Burlington Arcade, W1
This rather ostentatious and grandiose shopping arcade dissects Piccadilly and Burlington Gardens and is somewhere I have always shepherded TOWT through at some pace because the prices of the wares on display are beyond what my plastic can bear.
It owes its origin to a group of tossers. Lord George Cavendish whose gaff was Burlington House, the premises now occupied by the Royal Academy, was getting a bit peed off with the hoi polloi who took delight in throwing their oyster shells and other bits of detritus over the wall into his garden. As you do in those circumstances, he commissioned his architect, Samuel Ware, to build an arcade of shops “for the sale of jewellery and fancy articles of fashionable demand for the gratification of the public and to give employment to industrious females” to act as a barrier.
And so on 20th March 1819 the arcade consisting of a single straight walkway with seventy-two two storey units was opened to the public.
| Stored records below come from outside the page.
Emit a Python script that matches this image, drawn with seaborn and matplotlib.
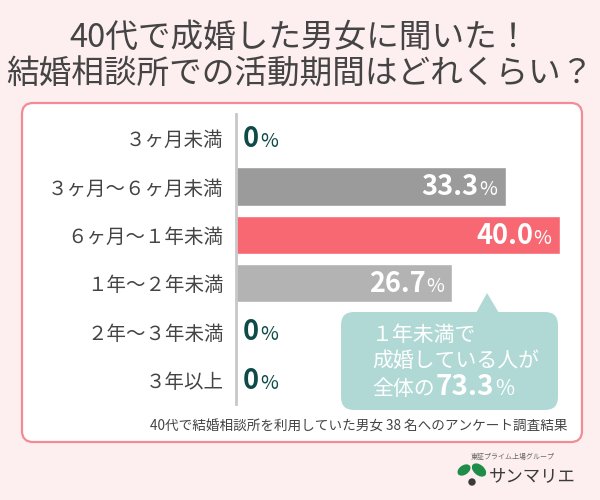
import matplotlib
matplotlib.use("Agg")
import matplotlib.pyplot as plt
import seaborn as sns
import pandas as pd
from matplotlib.patches import FancyBboxPatch, Polygon, Ellipse, Circle

sns.set_theme(style="white")
plt.rcParams['font.family'] = ['Noto Sans CJK JP', 'DejaVu Sans']

# ---- data ----
categories = ["３ヶ月未満", "３ヶ月〜６ヶ月未満", "６ヶ月〜１年未満",
              "１年〜２年未満", "２年〜３年未満", "３年以上"]
values = [0.0, 33.3, 40.0, 26.7, 0.0, 0.0]
bar_colors = ["#9b9b9b", "#9b9b9b", "#f86872", "#b3b3b3", "#b3b3b3", "#b3b3b3"]
title_lines = ["40代で成婚した男女に聞いた！", "結婚相談所での活動期間はどれくらい？"]
callout_lines = ["１年未満で", "成婚している人が", "全体の"]
callout_value = "73.3"
footnote = "40代で結婚相談所を利用していた男女 38 名へのアンケート調査結果"
logo_small = "東証プライム上場グループ"
logo_name = "サンマリエ"

BG = "#fdeeef"
TXT = "#444444"
TEAL_DARK = "#0e4a47"

df = pd.DataFrame({"cat": categories, "val": values})

fig = plt.figure(figsize=(6, 5), dpi=100, facecolor=BG)

# background overlay (pixel coords)
bg = fig.add_axes([0, 0, 1, 1], zorder=0)
bg.set_xlim(0, 600); bg.set_ylim(500, 0); bg.axis("off")
bg.add_patch(FancyBboxPatch((22, 103), 560, 339,
                            boxstyle="round,pad=0,rounding_size=11",
                            facecolor="white", edgecolor="#f48b94", lw=1.6))
for k, line in enumerate(title_lines):
    bg.text(300, 38 + k * 37, line, ha="center", va="center",
            fontsize=23.5, color=TXT)
bg.text(568, 427, footnote, ha="right", va="center", fontsize=9.8, color=TXT)

# logo
bg.text(513, 457, logo_small, ha="center", va="center", fontsize=5.0, color="#666666")
bg.add_patch(Ellipse((464, 470), 13, 8, angle=-35, color="#1f8c48"))
bg.add_patch(Ellipse((479, 470), 15, 9, angle=40, color="#1f8c48"))
bg.add_patch(Circle((472, 482), 3.0, color="#3a3a3a"))
bg.text(489, 476, logo_name, ha="left", va="center", fontsize=12.5, color="#3a3a3a")

# chart axes
ax = fig.add_axes([236 / 600, 1 - 404 / 500, 340 / 600, 290 / 500], zorder=1)
ax.set_facecolor("none")
sns.barplot(data=df, x="val", y="cat", hue="cat", palette=bar_colors,
            legend=False, orient="h", width=0.79, saturation=1, ax=ax)
ax.set_xlim(0, 42)
ax.set_ylim(5.5, -0.5)
ax.set_xlabel(""); ax.set_ylabel("")
ax.set_xticks([])
for s in ["top", "right", "bottom"]:
    ax.spines[s].set_visible(False)
ax.spines["left"].set_color("#c8c8c8")
ax.spines["left"].set_linewidth(2)
ax.tick_params(axis="y", length=0, pad=9, labelsize=14, labelcolor=TXT)

for i, v in enumerate(values):
    yb = i + 0.18
    if v > 0:
        pct = ax.annotate("%", xy=(v, yb), xytext=(-6, 0), textcoords="offset points",
                          ha="right", va="baseline", fontsize=14, color="white")
        ax.annotate(f"{v:.1f}", xy=(0, yb), xycoords=(pct, "data"),
                    xytext=(-0.5, 0), textcoords="offset points",
                    ha="right", va="baseline", fontsize=19.5, fontweight="bold",
                    color="white")
    else:
        z = ax.annotate(f"{v:.0f}", xy=(0, yb), xytext=(5, 0), textcoords="offset points",
                        ha="left", va="baseline", fontsize=19.5, fontweight="bold",
                        color=TEAL_DARK)
        ax.annotate("%", xy=(1, yb), xycoords=(z, "data"),
                    xytext=(0.5, 0), textcoords="offset points",
                    ha="left", va="baseline", fontsize=14, color=TEAL_DARK)

# foreground overlay: callout
fg = fig.add_axes([0, 0, 1, 1], zorder=2)
fg.set_facecolor("none")
fg.set_xlim(0, 600); fg.set_ylim(500, 0); fg.axis("off")
CAL = "#b0d9d6"
fg.add_patch(FancyBboxPatch((341, 312), 217, 98,
                            boxstyle="round,pad=0,rounding_size=13",
                            facecolor=CAL, edgecolor="none"))
fg.add_patch(Polygon([(476, 313), (487, 293), (499, 313)], closed=True,
                     facecolor=CAL, edgecolor="none"))
fg.text(372, 335, callout_lines[0], ha="left", va="center", fontsize=15, color="white")
fg.text(372, 361, callout_lines[1], ha="left", va="center", fontsize=15, color="white")
t3 = fg.text(372, 395, callout_lines[2], ha="left", va="baseline", fontsize=15, color="white")
t4 = fg.annotate(callout_value, xy=(1, 395), xycoords=(t3, "data"),
                 xytext=(1, 0), textcoords="offset points",
                 ha="left", va="baseline", fontsize=20, fontweight="bold", color="white")
fg.annotate("%", xy=(1, 395), xycoords=(t4, "data"),
            xytext=(0.5, 0), textcoords="offset points",
            ha="left", va="baseline", fontsize=15, color="white")

fig.savefig("out.png", dpi=100, facecolor=BG)
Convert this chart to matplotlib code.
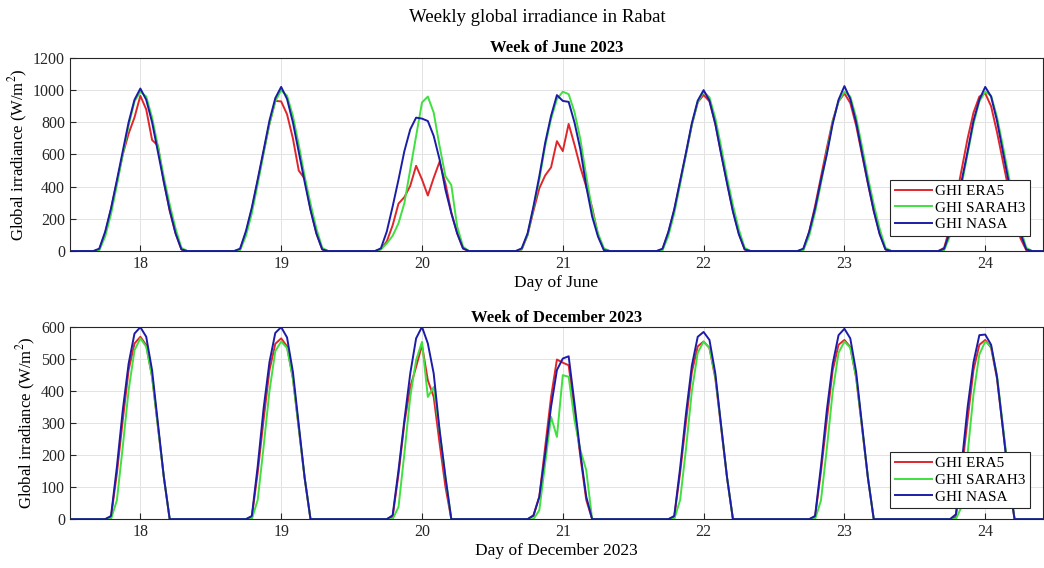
import numpy as np
import matplotlib
matplotlib.use("Agg")
import matplotlib.pyplot as plt

plt.rcParams["font.family"] = ["Liberation Serif", "DejaVu Serif"]
plt.rcParams["mathtext.fontset"] = "stix"

# days shown; hourly samples from 17.5 to ~24.42
DAYS = [18, 19, 20, 21, 22, 23, 24]
N_HOURS = 167

# June: daylight values at hour offsets -7..+7 around each day's noon (W/m2)
JUN_ERA5 = [
    [10, 110, 260, 430, 600, 730, 830, 965, 880, 690, 655, 430, 250, 110, 10],
    [10, 115, 260, 435, 615, 790, 933, 930, 850, 700, 500, 450, 260, 110, 10],
    [12, 60, 160, 295, 335, 405, 530, 445, 345, 455, 555, 420, 240, 110, 15],
    [10, 100, 250, 390, 470, 520, 683, 621, 790, 660, 520, 400, 270, 100, 10],
    [10, 115, 255, 430, 605, 785, 925, 970, 930, 790, 605, 425, 250, 110, 10],
    [10, 120, 280, 460, 640, 810, 930, 980, 920, 780, 600, 420, 250, 110, 10],
    [20, 150, 320, 510, 700, 860, 960, 980, 900, 740, 560, 380, 210, 80, 5],
]
JUN_SARAH3 = [
    [5, 90, 230, 410, 600, 780, 930, 990, 960, 830, 650, 460, 290, 140, 20],
    [5, 95, 235, 415, 605, 790, 930, 1000, 965, 840, 660, 465, 295, 140, 20],
    [10, 48, 95, 173, 298, 506, 715, 923, 960, 860, 652, 465, 410, 152, 27],
    [12, 100, 269, 444, 654, 821, 944, 990, 975, 863, 694, 465, 256, 110, 17],
    [5, 95, 235, 415, 600, 785, 925, 990, 955, 825, 645, 455, 285, 135, 20],
    [5, 95, 240, 420, 610, 800, 930, 990, 960, 830, 650, 460, 290, 140, 20],
    [5, 95, 235, 415, 605, 790, 930, 990, 965, 835, 655, 465, 295, 140, 20],
]
JUN_NASA = [
    [15, 120, 265, 440, 620, 800, 940, 1010, 940, 800, 615, 430, 255, 110, 10],
    [15, 125, 270, 445, 625, 810, 950, 1020, 945, 800, 615, 430, 255, 110, 10],
    [17, 121, 277, 444, 621, 756, 829, 823, 808, 715, 569, 381, 235, 110, 17],
    [17, 110, 277, 465, 673, 840, 969, 933, 927, 798, 631, 402, 215, 90, 6],
    [15, 120, 260, 435, 612, 795, 935, 1000, 935, 790, 600, 420, 245, 105, 10],
    [15, 120, 265, 440, 600, 790, 940, 1025, 945, 800, 610, 425, 250, 105, 10],
    [15, 120, 260, 440, 620, 810, 940, 1020, 960, 810, 620, 430, 255, 110, 10],
]

# December: daylight values at hour offsets -5..+5 around each day's noon
DEC_ERA5 = [
    [7, 143, 309, 466, 549, 570, 544, 445, 289, 132, 0],
    [7, 145, 310, 465, 548, 565, 540, 440, 285, 128, 0],
    [8, 140, 300, 413, 476, 544, 434, 382, 237, 101, 0],
    [10, 70, 226, 382, 499, 489, 481, 340, 195, 60, 0],
    [7, 145, 305, 460, 540, 555, 535, 440, 285, 128, 0],
    [7, 148, 310, 465, 545, 560, 538, 442, 287, 130, 0],
    [7, 150, 312, 466, 545, 560, 536, 440, 285, 126, 0],
]
DEC_SARAH3 = [
    [0, 59, 226, 403, 528, 565, 539, 445, 289, 132, 0],
    [0, 60, 225, 400, 525, 555, 535, 440, 285, 130, 0],
    [0, 38, 205, 382, 497, 554, 382, 413, 278, 132, 0],
    [0, 28, 174, 320, 257, 450, 445, 309, 216, 153, 0],
    [0, 60, 220, 400, 520, 555, 535, 445, 290, 130, 0],
    [0, 58, 220, 398, 520, 555, 536, 445, 290, 132, 0],
    [0, 40, 205, 390, 515, 555, 540, 450, 295, 135, 0],
]
DEC_NASA = [
    [10, 163, 340, 486, 580, 600, 570, 465, 299, 132, 0],
    [10, 165, 345, 490, 582, 600, 568, 460, 295, 130, 0],
    [12, 153, 309, 455, 565, 601, 549, 455, 278, 132, 0],
    [12, 70, 205, 351, 466, 502, 509, 361, 205, 70, 0],
    [10, 160, 330, 480, 570, 585, 560, 455, 290, 130, 0],
    [10, 165, 340, 485, 575, 595, 565, 460, 295, 130, 0],
    [15, 175, 350, 490, 575, 577, 545, 445, 285, 125, 0],
]

LABELS = ["GHI ERA5", "GHI SARAH3", "GHI NASA"]
COLORS = ["#e0262b", "#3fe03f", "#1c1ca8"]


def week_series(profiles):
    """Place each day's daylight profile on the hourly grid (night = 0)."""
    s = np.zeros(N_HOURS)
    half = len(profiles[0]) // 2
    for k, prof in enumerate(profiles):
        c = 12 + 24 * k
        s[c - half:c + half + 1] = prof
    return s


x = 17.5 + np.arange(N_HOURS) / 24

fig = plt.figure(figsize=(10.44, 5.68), dpi=100)
ax1 = fig.add_axes([0.067, 0.558, 0.932, 0.340])
ax2 = fig.add_axes([0.067, 0.086, 0.932, 0.338])

panels = [
    (ax1, [JUN_ERA5, JUN_SARAH3, JUN_NASA], "Week of June 2023", "Day of June",
     (0, 1200), np.arange(0, 1201, 200), (0.987, 0.078)),
    (ax2, [DEC_ERA5, DEC_SARAH3, DEC_NASA], "Week of December 2023", "Day of December 2023",
     (0, 600), np.arange(0, 601, 100), (0.987, 0.057)),
]

for ax, series, title, xlabel, ylim, yticks, anchor in panels:
    for prof, lab, col in zip(series, LABELS, COLORS):
        ax.plot(x, week_series(prof), color=col, lw=1.4, label=lab)
    ax.set_xlim(17.5, 24.41)
    ax.set_ylim(*ylim)
    ax.set_xticks(DAYS)
    ax.set_yticks(yticks)
    ax.grid(True, color="#e3e3e3", lw=0.7)
    ax.set_axisbelow(True)
    ax.tick_params(direction="in", labelsize=11.5, colors="#262626", length=4)
    for sp in ax.spines.values():
        sp.set_color("#262626")
        sp.set_linewidth(0.8)
    ax.set_title(title, fontsize=12, fontweight="bold", pad=4)
    ax.set_xlabel(xlabel, fontsize=12.5, labelpad=2)
    ax.set_ylabel("Global irradiance (W/m$^2$)", fontsize=12, labelpad=2)
    leg = ax.legend(loc="lower right", bbox_to_anchor=anchor, fontsize=11,
                    fancybox=False, framealpha=1, edgecolor="#262626",
                    handlelength=2.4, handletextpad=0.25, borderpad=0.3,
                    labelspacing=0.2, borderaxespad=0)
    leg.get_frame().set_linewidth(0.8)

fig.suptitle("Weekly global irradiance in Rabat", fontsize=13.5, x=0.515, y=0.985)

fig.savefig("out.png", dpi=100)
A feature of the original arcade which is retained today is the glass roofing to give light and it was the forerunner of other glazed shopping arcades such as those to be found at Saint-Hubert Gallery in Brussels and The Passage in St Petersburg.
The hoi polloi were not entirely driven away, the arcade becoming a resort for sex workers who occupied many of the second storey rooms to ply their trade and pickpockets who roamed the arcade for easy pickings. Their enterprise gave rise to two unusual features of the arcade which are still to be observed today. Firstly, it is verboten to whistle in the arcade and, secondly, the arcade has its own security force, beadles decked out in top hats and frockcoats. The beadles originally were former members of Cavendish’s old regiment, the 10th Hussars. The sex workers would whistle to alert the pickpockets of the approach of the beadles and so whistling was prohibited. The arcade and fun are clearly antonyms.
Vehicular access to the arcade is prohibited by elegant bollards at either end of the arcade. It was not ever thus. In 1964 a Jaguar Mark X tore down the arcade, causing pedestrians to take cover and six masked men jumped out. They proceeded to smash the windows of the shop of the Goldsmiths and Silversmiths Association and got away with a haul worth some £35,000, despite office workers in adjacent buildings showering them with plant pots and furniture. It was gratifying to see a return of the tossers but more substantial deterrents were required – so to prevent a recurrence, the bollards appeared.
There are now just 40 retail units in the arcade, a number of the original units being merged and you can find on sale a range of what are termed high-end (aka expensive) clothing and footwear shops as well as antique dealers and jewellers, maintaining the original remit of the arcade. Of particular note are units 52 and 53, occupied by Hancocks, who have made every one of the 1,358 Victoria Crosses awarded since 1856. They are made from a lump of metal extracted from a Chinese cannon which may have been captured from the Russians during the Crimean War. Apparently there is enough metal left to make another 80 of the medals. Let’s hope there isn’t much call for them.
Well worth a look if you are in the are but keep your hand on your wallet.